At Five Forks, Fitz Lee and Pickett had orders to hold the crossroads “at all hazard.” Welly had been placed on Fitz Lee’s staff, where he was delighted to discover another British volunteer, Francis Dawson. They rose at 3:30
A.M.
on March 31, and “after a rough breakfast we all went down to General Pickett’s headquarters where a Council of War took place. We remained here for 3 hours or so, smoking and telling stories in a downfall of rain the whole time.”
20
Years afterward, Dawson also remembered the terrible rain that had chilled him to the bone. He had tried to keep warm by gulping coffee out of an old tin cup before the fighting commenced, scalding his lips in the process. Later in the morning another moment seared itself in his memory. “It was very difficult to rally the men,” he wrote:

One fellow whom I halted as he was running to the rear, and whom I threatened to shoot if he did not stop, looked up in my face in the most astonished manner, and, raising his carbine at an angle of forty-five degrees, fired it in the air, or at the tops of the pines, and resumed his flight. It made me laugh, angry as I was.
21

 

Toward sundown, General Fitz Lee’s men made a final, desperate charge against Sheridan’s line. One bullet struck an overhanging branch just as Dawson lowered his head to ride under the tree; the next tore into his shoulder.

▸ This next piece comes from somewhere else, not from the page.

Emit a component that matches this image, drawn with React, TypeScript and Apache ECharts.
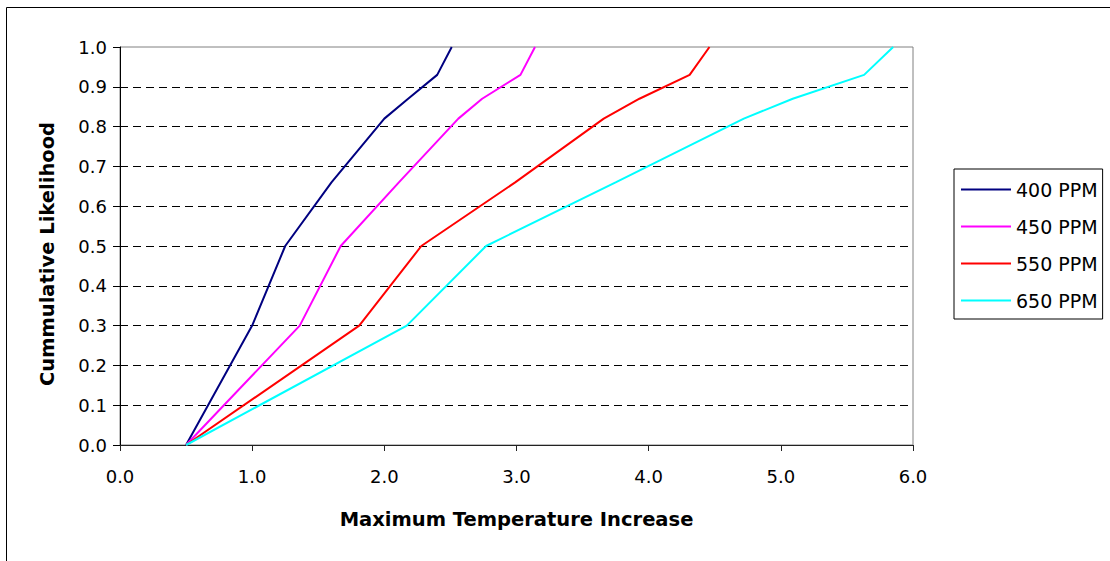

“Bad news from Pickett,” recorded Welly on April 1. “He has lost 5,000 men out of 8,000, and the remainder are cut off from us.” The two generals, Fitz Lee and Pickett, had ridden off to a picnic, having assumed that Sheridan would spend the day entrenching his men. Far from it: Sheridan launched a surprise attack. “We had no idea that the enemy were so close to us,” wrote Welly, “when all of a sudden about 250 Yankees let drive at us, it was so sudden that nobody could help being startled. I looked round and the whole regiment had disappeared.” Sheridan captured more than four thousand prisoners at Five Forks. As the scattered Confederates found one another, Welly was relieved to learn that “Dawson, one of my brother ADCs,” had not been killed, but sent to Richmond at Fitz Lee’s insistence.
22

Dawson arrived in the city so befuddled with morphine that he was oblivious to the turmoil in the streets. At dawn on Sunday, April 2, Grant ordered an all-out attack on Lee’s defenses, smashing through at almost every point. Lee realized he had to retreat immediately or risk being surrounded and captured. He ordered the troops to evacuate and sent a telegram to Davis advising him to leave Richmond. The message was delivered to Davis while he was at church. Conolly was sitting in a pew nearby and observed the sexton whisper in his ear. “He rises and leaves the Church. Then the same operation to one and a second member of the government, both follow suit; people begin to whisper … they rose in tens and 20s and left the Church, outside the secret was soon abroad.” Only the most faithful remained for communion. Conolly fought his way through the streets—“a regular stampede has begun”—to the home of his friends Mrs. Enders and “her nice pretty daughters.” He promised the distraught women he would spend the night, guarding the house for them. Having satisfied himself that they were safe for the moment, Conolly set off in search of Francis Lawley and found him packing his bags at the hotel: “We take a parting cup to our next merry meeting.”